Although our structural model is more complex than a standard regression model, identification and estimation is similar to that used in standard regression models. The structural model, which consists of a series of educational transitions, is parameterized as a multinomial probit model. However, our model departs from the standard probit model by incorporating a parameter (δ) which captures the future utility of present educational choices. Standard regression models do not distinguish present from future utility. We cannot identify all theoretically relevant parameters in Equations (2)–(4). The parameters which we can identify are shown in the last line of Equations (2)–(4) (with a tilde superscript). As in standard multinomial regression, we treat one educational outcome as the reference category and normalize regression coefficients for this outcome to zero. We use the choice of leaving after GCE as the reference category, which means that we identify parameters capturing the utility of choosing respectively A-levels or higher education relative to this alternative. In practice, we estimate the parameters ${\tilde{β}}_{A - level}$ and ${\tilde{β}}_{HE}$ (the effect of observable individual characteristics on the utility of each educational alternative), γ₁ and γ₂ (the effect of GCE and A-level exam performance on the utility of respectively A-levels and higher education) and δ (the effect on utility of reproducing one’s parents’ social class position). We do not estimate variance parameters for ${\tilde{e}}_{A - levels}$ and ${\tilde{e}}_{HE}$ because these parameters are normalized to 1 by assumption in the probit model.

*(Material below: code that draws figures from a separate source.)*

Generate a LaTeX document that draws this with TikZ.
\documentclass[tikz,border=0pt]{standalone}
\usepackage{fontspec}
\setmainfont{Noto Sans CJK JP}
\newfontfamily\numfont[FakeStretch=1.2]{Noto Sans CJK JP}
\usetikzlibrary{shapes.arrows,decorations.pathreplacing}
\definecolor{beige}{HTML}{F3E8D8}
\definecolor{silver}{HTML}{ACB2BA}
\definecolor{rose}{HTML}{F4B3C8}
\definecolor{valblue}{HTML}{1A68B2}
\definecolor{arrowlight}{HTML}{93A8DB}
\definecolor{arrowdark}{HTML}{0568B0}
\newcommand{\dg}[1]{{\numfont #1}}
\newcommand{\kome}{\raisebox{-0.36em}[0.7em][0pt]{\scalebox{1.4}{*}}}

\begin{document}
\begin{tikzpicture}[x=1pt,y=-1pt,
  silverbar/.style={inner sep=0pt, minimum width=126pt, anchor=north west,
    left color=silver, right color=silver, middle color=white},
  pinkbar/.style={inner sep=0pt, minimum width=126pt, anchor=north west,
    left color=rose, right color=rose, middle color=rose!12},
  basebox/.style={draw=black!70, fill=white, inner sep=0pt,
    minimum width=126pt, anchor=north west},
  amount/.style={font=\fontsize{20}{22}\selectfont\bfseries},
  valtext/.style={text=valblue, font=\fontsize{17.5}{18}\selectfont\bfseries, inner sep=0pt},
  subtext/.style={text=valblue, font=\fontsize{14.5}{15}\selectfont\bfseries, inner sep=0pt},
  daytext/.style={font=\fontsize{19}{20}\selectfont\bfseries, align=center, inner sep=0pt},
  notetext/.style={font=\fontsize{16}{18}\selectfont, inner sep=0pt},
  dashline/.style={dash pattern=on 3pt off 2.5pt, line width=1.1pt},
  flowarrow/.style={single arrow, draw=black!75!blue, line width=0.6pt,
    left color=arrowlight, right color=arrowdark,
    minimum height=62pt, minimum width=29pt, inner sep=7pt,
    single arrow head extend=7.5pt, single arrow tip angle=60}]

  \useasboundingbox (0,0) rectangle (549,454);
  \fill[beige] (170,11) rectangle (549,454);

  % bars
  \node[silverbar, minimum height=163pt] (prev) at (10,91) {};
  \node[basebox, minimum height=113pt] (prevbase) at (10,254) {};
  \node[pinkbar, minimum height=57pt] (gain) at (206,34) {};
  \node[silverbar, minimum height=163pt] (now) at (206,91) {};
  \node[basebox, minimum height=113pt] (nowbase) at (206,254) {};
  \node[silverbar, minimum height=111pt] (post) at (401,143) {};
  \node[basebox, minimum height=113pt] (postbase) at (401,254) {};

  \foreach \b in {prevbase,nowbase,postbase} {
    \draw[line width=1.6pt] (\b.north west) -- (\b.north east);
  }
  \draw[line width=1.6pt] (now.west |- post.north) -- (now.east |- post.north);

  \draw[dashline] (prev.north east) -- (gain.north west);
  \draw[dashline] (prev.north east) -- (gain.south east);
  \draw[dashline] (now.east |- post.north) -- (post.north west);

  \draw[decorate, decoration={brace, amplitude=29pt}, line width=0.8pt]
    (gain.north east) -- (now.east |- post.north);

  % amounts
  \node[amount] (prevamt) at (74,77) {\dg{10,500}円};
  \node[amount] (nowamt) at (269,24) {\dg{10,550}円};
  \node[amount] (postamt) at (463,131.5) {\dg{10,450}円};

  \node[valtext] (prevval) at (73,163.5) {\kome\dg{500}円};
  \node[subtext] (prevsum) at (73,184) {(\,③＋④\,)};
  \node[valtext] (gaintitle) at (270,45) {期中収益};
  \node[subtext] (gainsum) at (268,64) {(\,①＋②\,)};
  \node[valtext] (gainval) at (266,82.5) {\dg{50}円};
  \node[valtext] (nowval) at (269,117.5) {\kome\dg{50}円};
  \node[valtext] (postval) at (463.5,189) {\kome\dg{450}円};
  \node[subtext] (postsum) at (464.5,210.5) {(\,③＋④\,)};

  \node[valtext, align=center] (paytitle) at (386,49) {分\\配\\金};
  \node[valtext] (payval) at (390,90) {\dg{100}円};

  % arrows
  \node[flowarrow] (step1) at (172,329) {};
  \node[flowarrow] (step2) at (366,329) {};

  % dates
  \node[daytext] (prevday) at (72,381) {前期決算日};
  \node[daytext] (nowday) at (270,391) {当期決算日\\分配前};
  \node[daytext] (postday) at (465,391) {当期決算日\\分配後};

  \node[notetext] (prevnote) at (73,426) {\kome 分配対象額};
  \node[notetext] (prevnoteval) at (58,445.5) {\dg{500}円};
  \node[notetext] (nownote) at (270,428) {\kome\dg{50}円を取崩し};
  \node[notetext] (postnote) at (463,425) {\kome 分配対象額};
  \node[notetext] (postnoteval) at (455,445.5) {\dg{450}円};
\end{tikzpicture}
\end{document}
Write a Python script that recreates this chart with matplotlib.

As it stands, our structural model assumes that the RRA utility of reproducing one’s parents’ social class position is the same for everyone. This assumption is reflected in the fact that we estimate only one RRA parameter, δ. However, we wish to address the possibility that not all agents obtain the same utility from reproducing their parents’ social class position; i.e. the RRA effect might be heterogeneous. We allow for a heterogeneous RRA effect by assuming that the population consists of two latent subgroups that differ with respect to the utility agents derive from reproducing their parents’ social class position. For one proportion of the population, say π, the RRA effect enters the utility function with weight δ₁, while for another proportion, 1-π, the RRA effect enters the utility function with weight δ₂. Consequently, we split the population into two distinct subgroups that differ with regard to how much they care about reproducing their parents’ social class position (captured by δ₁ and δ₂).²

In addition to identifying the two latent subgroups, we also wish to characterize agents with different utility of reproducing their parents’ social class position. Previous research has mainly analysed whether RRA accounts for social class differences in educational attainment. We extend previous research by asking why some agents are more concerned with avoiding downward social class mobility than others. Several studies analyse correlates of the subjective importance agents assign to reproducing their family’s social status (e.g. Gabay-Egozi et al., 2010; Stocké, 2007; Van De Werfhorst and Hofstede, 2007). These studies provide some evidence that the preference for reproducing one’s parents’ social status varies in a population. Generally, research in economics and psychology shows that several individual-level factors are correlated with risk aversion and with time discounting preferences, both of which are key components in the RRA theory. First, studies show that cognitive ability is positively correlated with a low time discounting rate (i.e. a preference for a bigger reward in the future compared to a smaller reward in the present) and negatively correlated with risk aversion (e.g. Dohmen et al., 2010). Second, studies show that behavioural problems and lack of impulse control are correlated with a high time discounting rate and low risk aversion (e.g. Frederick et al., 2002). Finally, research shows that women are more risk averse than men and, furthermore, that some family background characteristics such as birth order are correlated with risk aversion (e.g. Hartog et al., 2002; Rohde et al., 2003). Based on previous research, we study if a range of observable individual characteristics which are available in our British data, for example cognitive ability, time discounting preferences, gender and birth order, help to distinguish our two latent groups with different RRA effects. Specifically, we extend the structural model with a model component in which the likelihood of belonging to the first latent group relative to the second group is a logistic regression model of the form

π = \frac{\exp (α_{1} + α_{2} z)}{1 + \exp (α_{1} + α_{2} z)},

(5)

where z is a vector of individual characteristics. Below we present the variables in the z vector.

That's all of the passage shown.